To prove this theorem, let’s try something along the lines of the proof of the union case. As before, we can start with finite automata $$M_1$$ and $$M_2$$ recognizing the regular languages $$A_1$$ and $$A_2$$. But now, instead of constructing automaton $$M$$ to accept its input if either $$M_1$$ or $$M_2$$ accept, it must accept if its input can be broken into two pieces, where $$M_1$$ accepts the first piece and $$M_2$$ accepts the second piece. The problem is that $$M$$ doesn’t know where to break its input (i.e., where the first part ends and the second begins). To solve this problem, we introduce a new technique called nondeterminism.
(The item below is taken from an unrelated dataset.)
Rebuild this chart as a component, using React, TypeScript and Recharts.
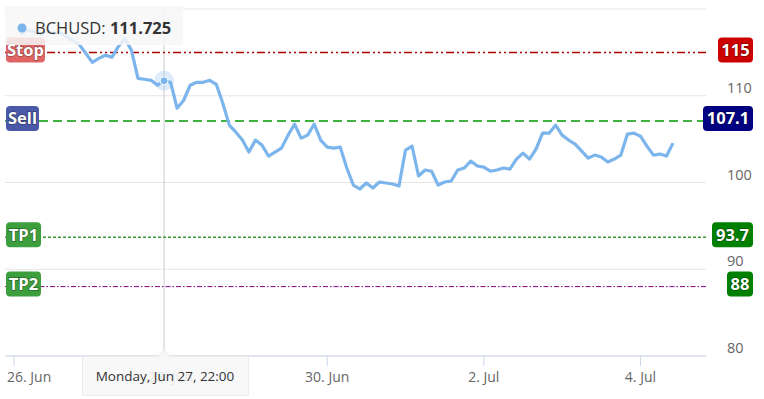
import React from "react";
import {
  LineChart,
  Line,
  XAxis,
  YAxis,
  CartesianGrid,
  ReferenceLine,
  ReferenceDot,
} from "recharts";

// hours since 26 Jun 00:00
const hours = [
  2, 4, 6, 8, 10, 12, 14, 16, 18, 20, 22, 24, 26, 28, 30, 32, 34, 36, 38, 40,
  42, 44, 46, 48, 50, 52, 54, 56, 58, 60, 62, 64, 66, 68, 70, 72, 74, 76, 78, 80,
  82, 84, 86, 88, 90, 92, 94, 96, 98, 100, 102, 104, 106, 108, 110, 112, 114, 116, 118, 120,
  122, 124, 126, 128, 130, 132, 134, 136, 138, 140, 142, 144, 146, 148, 150, 152, 154, 156, 158, 160,
  162, 164, 166, 168, 170, 172, 174, 176, 178, 180, 182, 184, 186, 188, 190, 192, 194, 196, 198, 200,
  202,
];

const prices = [
  117.07, 117.53, 117.41, 117.07, 117.41, 117.18, 117.3, 116.84, 116.38, 115.92,
  114.89, 113.85, 114.31, 114.66, 114.43, 115.69, 116.61, 115.23, 112.01, 111.9,
  111.78, 111.21, 111.725, 111.55, 108.56, 109.48, 111.21, 111.55, 111.55, 111.78,
  111.32, 109.14, 106.61, 105.8, 104.89, 103.51, 104.89, 104.31, 103.05, 103.51,
  103.97, 105.46, 106.72, 105.11, 105.46, 106.72, 104.89, 104.08, 103.97, 104.08,
  101.67, 99.71, 99.25, 99.94, 99.37, 100.06, 99.94, 99.83, 99.6, 103.74,
  104.2, 100.75, 101.44, 101.3, 99.71, 100.06, 100.17, 101.44, 101.67, 102.47,
  101.9, 101.78, 101.3, 101.44, 101.67, 101.55, 102.7, 103.39, 102.7, 103.85,
  105.69, 105.69, 106.61, 105.46, 104.89, 104.43, 103.62, 102.82, 103.16, 102.93,
  102.36, 102.7, 103.16, 105.57, 105.69, 105.34, 104.2, 103.16, 103.28, 103.05,
  104.54,
];

const xTicks = [0, 48, 96, 144, 192];
const xTickLabels = ["26. Jun", "28. Jun", "30. Jun", "2. Jul", "4. Jul"];
const yTicks = [80, 90, 100, 110, 120];

const levelNames = ["Stop", "Sell", "TP1", "TP2"];
const levelValues = [115, 107.1, 93.7, 88];

const seriesName = "BCHUSD";
const hoverHour = 46;
const hoverLabel = "Monday, Jun 27, 22:00";

const LEVEL_STYLE = [
  { line: "#aa0000", dash: "8 3 2 3 2 3", width: 1.5, left: "#e06666", right: "#cc0000", lw: 39, rw: 35 },
  { line: "#009900", dash: "9 5", width: 1.5, left: "#4a5aa8", right: "#000080", lw: 33, rw: 50 },
  { line: "#3a9a3a", dash: "3 2", width: 1.5, left: "#3d9e3d", right: "#008000", lw: 35, rw: 41 },
  { line: "#800080", dash: "5 2 1.5 2", width: 1, left: "#3d9e3d", right: "#008000", lw: 35, rw: 26 },
];

const FONT = "'Open Sans', 'DejaVu Sans', sans-serif";
const LINE_COLOR = "#7cb5ec";

const data = hours.map((t, i) => ({ t, price: prices[i] }));
const hoverPrice = prices[hours.indexOf(hoverHour)];

function LevelBadges(props: any) {
  const { viewBox, idx } = props;
  if (!viewBox) return null;
  const s = LEVEL_STYLE[idx];
  const y = viewBox.y;
  const left = viewBox.x + 1;
  const rightEdge = viewBox.x + viewBox.width + 47;
  const h = 25;
  const top = y - 15;
  const textStyle = {
    fontFamily: FONT,
    fontSize: 16.5,
    fontWeight: 700,
    fill: "#fff",
    stroke: "rgba(0,0,0,0.35)",
    strokeWidth: 1.5,
    paintOrder: "stroke" as const,
  };
  return (
    <g>
      <rect x={left} y={top} width={s.lw} height={h} rx={4} fill={s.left} />
      <text x={left + s.lw / 2} y={top + h / 2 + 6} textAnchor="middle" style={textStyle}>
        {levelNames[idx]}
      </text>
      <rect x={rightEdge - s.rw} y={top} width={s.rw} height={h} rx={4} fill={s.right} />
      <text x={rightEdge - s.rw / 2} y={top + h / 2 + 6} textAnchor="middle" style={textStyle}>
        {String(levelValues[idx])}
      </text>
    </g>
  );
}

function XTick(props: any) {
  const { x, y, payload, index } = props;
  const i = xTicks.indexOf(payload.value);
  const first = index === 0;
  return (
    <text
      x={first ? x - 7 : x}
      y={y + 14}
      textAnchor={first ? "start" : "middle"}
      fill="#666"
      style={{ fontFamily: FONT, fontSize: 14 }}
    >
      {xTickLabels[i]}
    </text>
  );
}

function YTick(props: any) {
  const { x, y, payload } = props;
  if (payload.value > 110) return null;
  return (
    <text x={x + 13} y={y - 3} textAnchor="start" fill="#666" style={{ fontFamily: FONT, fontSize: 14.5 }}>
      {payload.value}
    </text>
  );
}

export default function App() {
  return (
    <div style={{ position: "absolute", left: 0, top: 0, width: 764, height: 399, background: "#fff", fontFamily: FONT }}>
      <LineChart width={764} height={399} data={data} margin={{ top: 9, right: 0, bottom: 0, left: 5 }}>
        <CartesianGrid stroke="#e6e6e6" vertical={false} />
        <XAxis
          dataKey="t"
          type="number"
          domain={[-2.76, 212.1]}
          ticks={xTicks}
          height={43}
          axisLine={{ stroke: "#ccd6eb" }}
          tickLine={{ stroke: "#ccd6eb" }}
          tickSize={10}
          tick={<XTick />}
          interval={0}
        />
        <YAxis
          orientation="right"
          domain={[80, 120]}
          ticks={yTicks}
          width={58}
          axisLine={false}
          tickLine={false}
          tick={<YTick />}
          interval={0}
        />
        <ReferenceLine x={hoverHour} stroke="#cccccc" strokeWidth={1} />
        {levelValues.map((v, i) => (
          <ReferenceLine
            key={levelNames[i]}
            y={v}
            stroke={LEVEL_STYLE[i].line}
            strokeWidth={LEVEL_STYLE[i].width}
            strokeDasharray={LEVEL_STYLE[i].dash}
            label={<LevelBadges idx={i} />}
          />
        ))}
        <Line
          type="linear"
          dataKey="price"
          stroke={LINE_COLOR}
          strokeWidth={3.2}
          strokeLinejoin="round"
          dot={false}
          isAnimationActive={false}
        />
        <ReferenceDot x={hoverHour} y={hoverPrice} r={10} fill={LINE_COLOR} fillOpacity={0.25} stroke="none" />
        <ReferenceDot x={hoverHour} y={hoverPrice} r={4} fill={LINE_COLOR} stroke="#fff" strokeWidth={1} />
      </LineChart>

      {/* legend */}
      <div
        style={{
          position: "absolute",
          left: 5,
          top: 6,
          width: 178,
          height: 39,
          background: "rgba(247,247,247,0.85)",
        }}
      >
        <svg width={178} height={39} style={{ position: "absolute", left: 0, top: 0 }}>
          <circle cx={17} cy={22} r={4.5} fill={LINE_COLOR} />
          <text x={30} y={28} fill="#333" style={{ fontFamily: FONT, fontSize: 16.5 }}>
            {seriesName}:{" "}
            <tspan fontWeight={700}>{hoverPrice.toFixed(3)}</tspan>
          </text>
        </svg>
      </div>

      {/* crosshair label */}
      <svg width={172} height={52} style={{ position: "absolute", left: 80, top: 346 }}>
        <path
          d="M2.5 10.5 L78 10.5 L84 3.5 L90 10.5 L168.5 10.5 L168.5 49.5 L2.5 49.5 Z"
          fill="rgba(247,247,247,0.88)"
          stroke="#ececec"
        />
        <text x={85} y={35} textAnchor="middle" fill="#333" style={{ fontFamily: FONT, fontSize: 13.5 }}>
          {hoverLabel}
        </text>
      </svg>
    </div>
  );
}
There is not much to add here. To verify that string $$w$$ is in the concatenation $$A_1\cdot A_2$$ of two regular languages that are specified by their automata $$M_1$$ and $$M_2$$ we have to find a split $$w=x\cdot y$$ such that $$x$$ is accepted by $$M_1$$ and $$y$$ is accepted by $$M_2$$. For the first part we simulate $$M_1$$ for the second $$M_2$$. As we do not know where to split, nondeterminsim can be employed: at some point in $$w$$ when we are in a final state of $$M_1$$ we move to the initial state of $$M_2$$.
So nondeterminism is a suitable tool. However that does not mean we cannot prove closure under concatenation using deterministic automata. We can use a deterministic simulation, not keeping track of a single split $$w=x\cdot y$$ that was nondeterministically chosen, but in parallel simulating all those splits. Technically that would mean keeping a set of states of $$M_2$$ in memory along with a state of $$M_1$$.